Debit (DR) = Receiver (receiving account)
Credit (CR) = Giver (giving account)

Double entry also allows for the accounting equation (assets = liabilities + owner's equity) to always be in balance.

Importance of Double Entry System

  1. The double entry system helps accountants and bookkeepers reduce mistakes, it also helps by providing a good check and balance benefit. 
  2. The double-entry accounting system gives you more complete and comprehensive information about a transaction when compared to the single-entry method, since each transaction consists of both a destination and a source.
  3. Before accounting software made double-entry system of recording transactions easier for small businesses, there might have been an argument for using single-entry and a cash book for very small and simple transactions.
  4. Double-entry is the recommended method for most businesses because of the increased accuracy and efficiency when recording financial transactions.

Rules of Double Entry System

The Financial Accounting Standards Board (FASB) governs the generally accepted accounting principles (GAAP), which are the official rules for double entry bookkeeping.

Rules for Debits and Credits

  1. Recorded on the left of a ledger sheet
  2. Increase an asset account
  3. Decrease an equity or liability account
  4. Decrease revenue 
  5. Increase expense accounts

  1. Recorded on the right of a ledger sheet
  2. Decrease an asset account
  3. Increase an equity or liability account
  4. Increase revenue 
  5. Decrease expense accounts

Procedures For Double Entry

The following are the procedures for double entry practice:
  1. The keeping of books of account.
  2. The division of each book into separate accounts.
  3. Each account is divided into two halves, left hand side (Dr) and right hand side (Cr)
  4. All transactions must be recorded in two accounts, one account is debited and another account is credited.
  5. The giver (giving account) is credited with and the value of whatever it receives  and the receiver (receiving account) is debited with the same amount.

Cash And Credit Transactions

Financial transactions may be classified to cash and credit transactions

Cash Transactions

In this classification of transaction, the buyers pay for goods and services bought immediately.
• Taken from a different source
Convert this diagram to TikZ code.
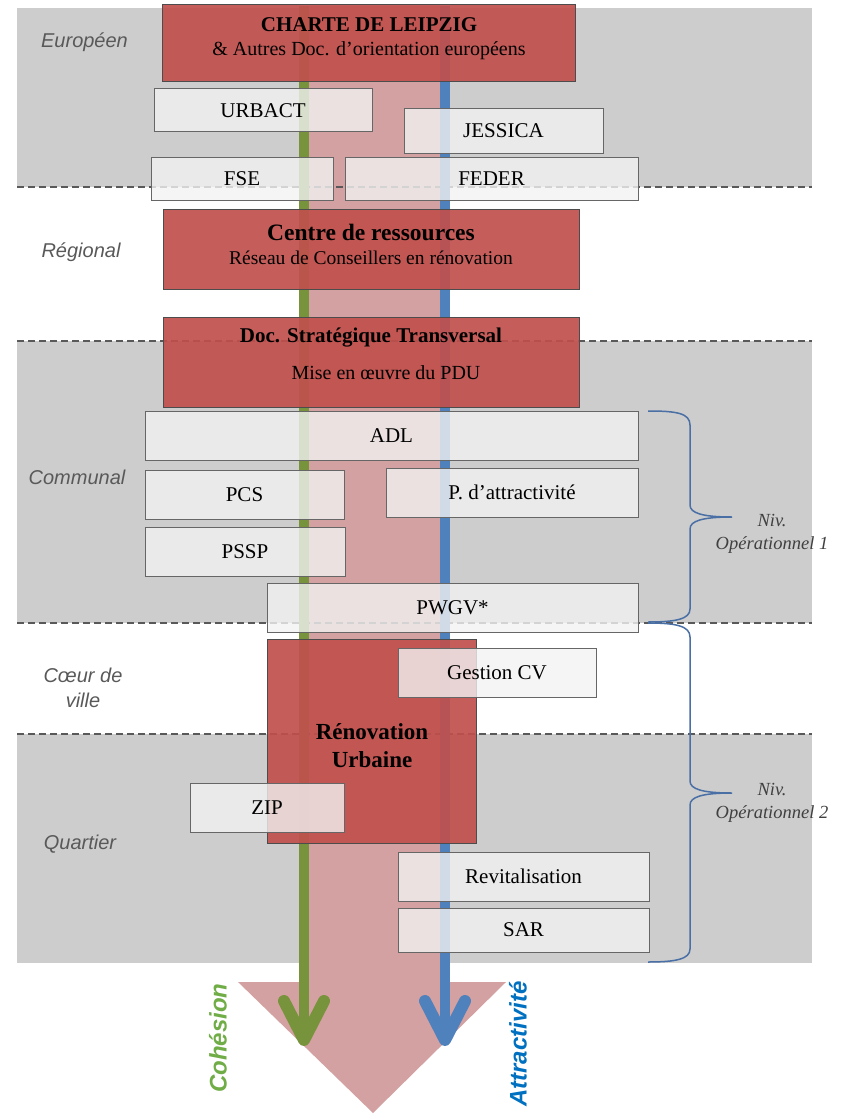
\documentclass[tikz,border=0pt]{standalone}
\usepackage{fontspec}
\setmainfont{Liberation Serif}
\newfontfamily\lsans{Liberation Sans}
\definecolor{bandgray}{HTML}{CDCDCD}
\definecolor{redbox}{HTML}{C0504D}
\definecolor{pinkband}{HTML}{D3A1A1}
\definecolor{gline}{HTML}{77933C}
\definecolor{bline}{HTML}{4F81BD}
\definecolor{bracec}{HTML}{4A6FA5}
\definecolor{labgray}{HTML}{595959}
\definecolor{cohes}{HTML}{70AD47}
\definecolor{attr}{HTML}{0070C0}
\tikzset{
  band/.style={fill=bandgray, draw=none},
  sepline/.style={draw=black!65, line width=1.4pt, dash pattern=on 7pt off 4pt},
  wbox/.style={draw=black!60, line width=1pt, fill=black!5, fill opacity=0.8, text opacity=1, draw opacity=1, inner sep=0pt, font=\fontsize{21}{24}\selectfont},
  rbox/.style={draw=black!70, line width=1pt, fill=redbox, fill opacity=0.92, text opacity=1, draw opacity=1, inner sep=0pt},
  rtext/.style={align=center, inner sep=0pt},
  lvl/.style={font=\lsans\itshape\fontsize{20}{25}\selectfont, text=labgray, align=center},
  axisline/.style={line width=10pt},
  headline/.style={line width=12pt, line cap=round, line join=round},
  bracepath/.style={draw=bracec, line width=1.5pt},
  niv/.style={font=\itshape\fontsize{18.5}{23}\selectfont, text=black!75, align=center},
}
\begin{document}
\begin{tikzpicture}[x=1pt,y=-1pt]
\useasboundingbox (0,0) rectangle (846,1113);
% level bands
\fill[band] (17,8) rectangle (812,187);
\fill[band] (17,341) rectangle (812,623);
\fill[band] (17,734) rectangle (812,963);
% central band and triangle
\fill[pinkband] (309,6) -- (440,6) -- (440,982) -- (506,982) -- (373,1113) -- (238,982) -- (309,982) -- cycle;
% separators
\draw[sepline] (17,187) -- (812,187);
\draw[sepline] (17,341) -- (812,341);
\draw[sepline] (17,623) -- (812,623);
\draw[sepline] (17,734) -- (812,734);
% axes
\draw[axisline, gline] (304,6) coordinate (gtop) -- (304,1036) coordinate (gend);
\draw[headline, gline] (284,1001) -- (304,1040) coordinate (gtip) -- (324,1001);
\draw[axisline, bline] (445,6) coordinate (btop) -- (445,1036) coordinate (bend);
\draw[headline, bline] (425,1001) -- (445,1040) coordinate (btip) -- (465,1001);
% red boxes
\node[rbox, minimum width=413, minimum height=77] (charte) at (368.5,43.5) {};
\node[rtext, font=\bfseries\fontsize{21}{24}\selectfont] (charteT) at (369,25) {CHARTE DE LEIPZIG};
\node[rtext, font=\fontsize{20}{24}\selectfont] (charteS) at (369,51) {\& Autres Doc. d’orientation européens};
\node[rbox, minimum width=416, minimum height=80] (centre) at (371,249) {};
\node[rtext, font=\bfseries\fontsize{23.5}{27}\selectfont] (centreT) at (371,232) {Centre de ressources};
\node[rtext, font=\fontsize{19.5}{24}\selectfont] (centreS) at (371,258) {Réseau de Conseillers en rénovation};
\node[rbox, minimum width=416, minimum height=90] (doc) at (371,362) {};
\node[rtext, font=\bfseries\fontsize{21}{24}\selectfont] (docT) at (371,338) {Doc. Stratégique Transversal};
\node[rtext, font=\fontsize{20}{24}\selectfont] (docS) at (386,373) {Mise en œuvre du PDU};
\node[rbox, minimum width=209, minimum height=204] (renov) at (371.5,741) {};
\node[rtext, font=\bfseries\fontsize{23}{28}\selectfont] (renovT) at (372,732) {Rénovation};
\node[rtext, font=\bfseries\fontsize{23}{28}\selectfont] (renovU) at (372,760) {Urbaine};
% white boxes
\node[wbox, minimum width=218, minimum height=43] (urbact) at (263,110.5) {URBACT};
\node[wbox, minimum width=199, minimum height=44] (jessica) at (503.5,131) {JESSICA};
\node[wbox, minimum width=182, minimum height=43] (fse) at (242,178.5) {FSE};
\node[wbox, minimum width=293, minimum height=43] (feder) at (491.5,178.5) {FEDER};
\node[wbox, minimum width=493, minimum height=49] (adl) at (391.5,435.5) {ADL};
\node[wbox, minimum width=199, minimum height=49] (pcs) at (244.5,494.5) {PCS};
\node[wbox, minimum width=252, minimum height=49] (pattr) at (512,492.5) {P. d’attractivité};
\node[wbox, minimum width=200, minimum height=49] (pssp) at (245,551.5) {PSSP};
\node[wbox, minimum width=371, minimum height=49] (pwgv) at (452.5,607.5) {PWGV*};
\node[wbox, minimum width=198, minimum height=49] (gestion) at (497,672.5) {Gestion CV};
\node[wbox, minimum width=154, minimum height=49] (zip) at (267,807.5) {ZIP};
\node[wbox, minimum width=251, minimum height=49] (revit) at (523.5,876.5) {Revitalisation};
\node[wbox, minimum width=251, minimum height=44] (sar) at (523.5,930) {SAR};
% level labels
\node[lvl] (eur) at (84.5,42) {Européen};
\node[lvl] (reg) at (81,252) {Régional};
\node[lvl] (com) at (77,477) {Communal};
\node[lvl] (coeur) at (83,688) {Cœur de\\ville};
\node[lvl] (quart) at (80,844) {Quartier};
% braces
\coordinate (b1top) at (648,411);
\coordinate (b1tip) at (732,517);
\coordinate (b1bot) at (648,622);
\draw[bracepath] (b1top) .. controls (676,411) and (690,413) .. (690,425) -- (690,505)
  .. controls (690,513) and (702,517) .. (b1tip)
  .. controls (702,517) and (690,521) .. (690,529) -- (690,609)
  .. controls (690,619) and (676,622) .. (b1bot);
\coordinate (b2top) at (648,623);
\coordinate (b2tip) at (732,793);
\coordinate (b2bot) at (648,962);
\draw[bracepath] (b2top) .. controls (676,623) and (690,626) .. (690,637) -- (690,781)
  .. controls (690,789) and (702,793) .. (b2tip)
  .. controls (702,793) and (690,797) .. (690,805) -- (690,949)
  .. controls (690,959) and (676,962) .. (b2bot);
\node[niv] (niv1) at (772,534) {Niv.\\Opérationnel 1};
\node[niv] (niv2) at (772,803) {Niv.\\Opérationnel 2};
% axis names
\node[rotate=90, font=\lsans\bfseries\itshape\fontsize{24}{28}\selectfont, text=cohes] (cohesion) at (218,1038) {Cohésion};
\node[rotate=90, font=\lsans\bfseries\itshape\fontsize{24}{28}\selectfont, text=attr] (attract) at (518,1044) {Attractivité};
\end{tikzpicture}
\end{document}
Here, no account will be opened in respect of a supplier or customer.

Steps In Recording Cash Transactions

  • Prepare two accounts.
  • Identify the "GIVING ACCOUNT" and the "RECEIVING ACCOUNT"
  • Now apply the principle Cr (Giver), Dr (Receiver).
All cash transactions must pass through the cash book.

ALSO READ: Depreciation Of Fixed Assets: Causes Of Depreciation

Credit Transactions

The majority of commercial transactions are termed credit transactions, which means that the transfer of ownership takes place before payment to the supplier i.e settlement is deferred to a future date. Example: Mr John bought goods but he did not pay until 3 months later.

Steps In Recording Credit Transactions

  • Prepare day books: Sales, Purchases, Returns, and Journal proper.
  • Prepare two accounts.
  • Identify the "GIVING ACCOUNT" and the "RECEIVING ACCOUNT"
  • Apply the principle of double-entry.

Illustration of the principle of double-entry

1. January 1  Mr Frank started business with $1000 cash
Increase in capital: Capital account
Decrease in asset: Cash account
Cr Capital account (Giver)
Dr Cash account (Receiver)

2. January 2   Paid $100 cash for rent
Increase in expenditure: Rent account
Decrease in asset: Cash account
Cr Rent account (Giver)
Dr Cash account (Receiver)

3. January 3   Received refund for insurance $50 cash
Increase in assets: Cash account
Decrease in expenditure: Insurance account
Cr Cash account (Giver)
Dr Insurance account (Receiver)

4. January 4    Bought motor vehicle $50 paying by cheque
Increase in assets: Motor vehicle account
Decrease in assets: Bank account
Cr Vehicle account (Receiver)
Dr  Bank account (Giver)

5.  January 6    Cash sales $100
Increase in sales: Sales account
Increase in assets: Cash account
Cr sales account (Giver)
Dr cash account (Receiver)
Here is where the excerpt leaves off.